Some officers fresh from Vietnam questioned the premise of the war. “The vast majority of generals who had experience in Vietnam will tell you we should never have gone past the advisory level,” said John H. Johns, a retired Army general and a student at the college that year. But in Mr. McCain’s paper, he instead focused on the failure to sustain public support for the fight. The paper was obtained through the Freedom of Information Act and provided to The New York Times by Matt Welch, an author of a book about Mr. McCain.

He cast a cold eye on the public sympathy for prisoners like himself. “Two and a half million American fighting men served in the Vietnam conflict, and more importantly 46,000 sacrificed their lives,” Mr. McCain wrote. “Yet in the latter stages of that war millions of people were more actively concerned about the plight of 565 P.O.W.’s in Hanoi than in any bigger issue of the war.”

This observation, of course, is itself a kind of myopia--"millions of people" were actually "concerned about" lots of "bigger issues" than the P.O.Ws but to McCain and other Military types the concerns of civilians, and peaceniks, and those asking why we should be fighting at all, were beside the point. Still, McCain was arguing about American elected officials and what they chose to do, not on larger questions of whether the war was worth continuing. And so he faults these American officials accusing them of:

American elected officials, he argued, had fostered a myopic focus on the prisoners by forsaking the goal of unconditional surrender in favor of a negotiated peace, enabling the North Vietnamese to turn their hostages into a bargaining chip. “Many Congressional resolutions, favorable to the enemy, were based solely on the guaranteed return of Americans from North Vietnam,” he wrote.

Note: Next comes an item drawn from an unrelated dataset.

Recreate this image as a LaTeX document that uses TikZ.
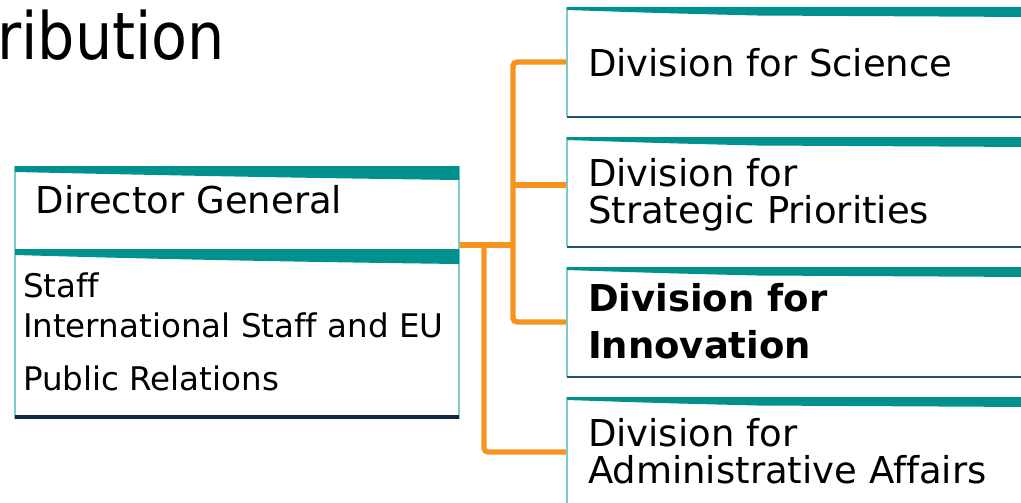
\documentclass[tikz,border=0pt]{standalone}
\usepackage{fontspec}
\setmainfont[Ligatures=CommonOff]{DejaVu Sans}
\newfontfamily\titlefont{DejaVu Sans Condensed}
\usetikzlibrary{fit}
\definecolor{tealbar}{HTML}{00918E}
\definecolor{tealside}{HTML}{7FCAC7}
\definecolor{navyline}{HTML}{0B2A45}
\definecolor{boxline}{HTML}{1E5570}
\definecolor{orng}{HTML}{F7931E}
\begin{document}
\begin{tikzpicture}[x=0.75pt,y=-0.75pt,
  frame/.style={inner sep=0pt, outer sep=0pt, draw=none},
  link/.style={draw=orng, line width=4pt, rounded corners=3pt},
  sideline/.style={draw=tealside, line width=1.5pt},
  bottomline/.style={draw=boxline, line width=1.6pt},
  bar/.style={fill=tealbar, draw=none},
  txt/.style={anchor=base west, inner sep=0pt, outer sep=0pt, font=\fontsize{27.75}{27.75}\selectfont},
  smalltxt/.style={anchor=base west, inner sep=0pt, outer sep=0pt, font=\fontsize{24.4}{24.4}\selectfont},
  boldtxt/.style={txt, font=\fontsize{27.75}{27.75}\selectfont\bfseries}]
\useasboundingbox (0,0) rectangle (1021,503);
\clip (0,0) rectangle (1021,503);
\fill[white] (0,0) rectangle (1021,503);

% title fragment
\node[anchor=base west, inner sep=0pt, font=\titlefont\fontsize{49}{49}\selectfont] (title) at (-3,60) {ribution};

% frames (named)
\node[frame, fit={(15,166) (459,419)}] (dg) {};
\node[frame, fit={(567,7) (1030,117)}] (b1) {};
\node[frame, fit={(567,137) (1030,247)}] (b2) {};
\node[frame, fit={(567,267) (1030,377)}] (b3) {};
\node[frame, fit={(567,397) (1030,507)}] (b4) {};

% junction coordinates
\coordinate (j1) at (513,245);
\coordinate (j2) at (484,245);
\coordinate (j3) at (513,185);

% connectors
\draw[link] (b1.west) -| (j1) |- (b3.west);
\draw[link] (j3) -- (b2.west |- j3);
\draw[link] (dg.east |- j1) -- (j1);
\draw[link] (j2) |- (b4.west);

% Director General box
\draw[sideline] (dg.north west) -- (dg.south west);
\draw[sideline] (dg.north east) -- (dg.south east);
\draw[draw=navyline, line width=3pt] ([yshift=1.5pt]dg.south west) -- ([yshift=1.5pt]dg.south east);
\path[bar] (15,166) -- (459,166) -- (459,180) .. controls (300,178) and (150,175) .. (15,172) -- cycle;
\path[bar] (15,249) -- (459,249) -- (459,264) .. controls (300,262) and (150,259) .. (15,255) -- cycle;

% right boxes
\foreach \b in {b1,b2,b3,b4}{
  \draw[sideline] (\b.north west) -- (\b.south west);
  \draw[bottomline] (\b.south west) -- (\b.south east);
  \path[bar] (\b.north west) -- (\b.north east) -- ([yshift=-10*0.75pt]\b.north east)
     -- ([xshift=190*0.75pt,yshift=-8.5*0.75pt]\b.north west)
     .. controls ([xshift=90*0.75pt,yshift=-6*0.75pt]\b.north west) .. ([yshift=-3*0.75pt]\b.north west) -- cycle;
}

% texts
\node[txt] (dgname) at (36,213) {Director General};
\node[smalltxt] (staff) at (23,297) {Staff};
\node[smalltxt] (intl) at (23,337) {International Staff and EU};
\node[smalltxt] (pr) at (23,390) {Public Relations};

\node[txt] (t1) at (588,77) {Division for Science};
\node[txt] (t2a) at (588,186) {Division for};
\node[txt] (t2b) at (588,223) {Strategic Priorities};
\node[boldtxt] (t3a) at (588,311) {Division for};
\node[boldtxt] (t3b) at (588,358) {Innovation};
\node[txt] (t4a) at (588,446) {Division for};
\node[txt] (t4b) at (588,483) {Administrative Affairs};
\end{tikzpicture}
\end{document}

With prisoners returned, he argued, ambivalence about the war was protecting the minority of American prisoners “who did not keep faith with their country or their fellow prisoners.”

Court-martial charges were filed against two officers and seven enlisted men, he noted. “Probably more would have been charged if the Vietnam War had been like other wars in which this country has engaged,” Mr. McCain wrote. (Top military leaders quickly quashed charges against those nine.)

Anyone else see the circularity here? For fear of letting the North Vietnamese use the prisoners to end the war we ought to have demonstrated our intentions of never ending the war by ignoring the plight of the prisoners. Whether the war was going to be won or lost militarily utterly ceases to matter when every sacrifice is presumed to require a further sacrifice to legitimize it, and when the chief flaw of one strategy (concern for the prisoners) is that it leads to a failure to punish enough prisoners after they are no longer prisoners.

Well, I've got no ringing conclusion to this blog post. Just an observation. What's past is prologue. Somewhere in Iraq some officer or some admin staff or some blackwater jerkwater is preparing his stinging critique of how the people let him down and wouldn't fight his war the way he wanted. And somewhere less subtle and mysterious--say the AEI or the Heritage Foundation, or a vault somewhere, some Conservative deep pockets are getting ready to fund him. This lost cause shit, this "honor the troops" by insisting they continue to fight and die for the last trench, has got to stop. But it won't stop until we drive a stake through its heart. A good place to start would be with the long pathetic career of John "I collaborated but thought better of it" McCain who has been insisting that some war and some warrior, somewhere, be fought to excorsise his lost honor for far too long.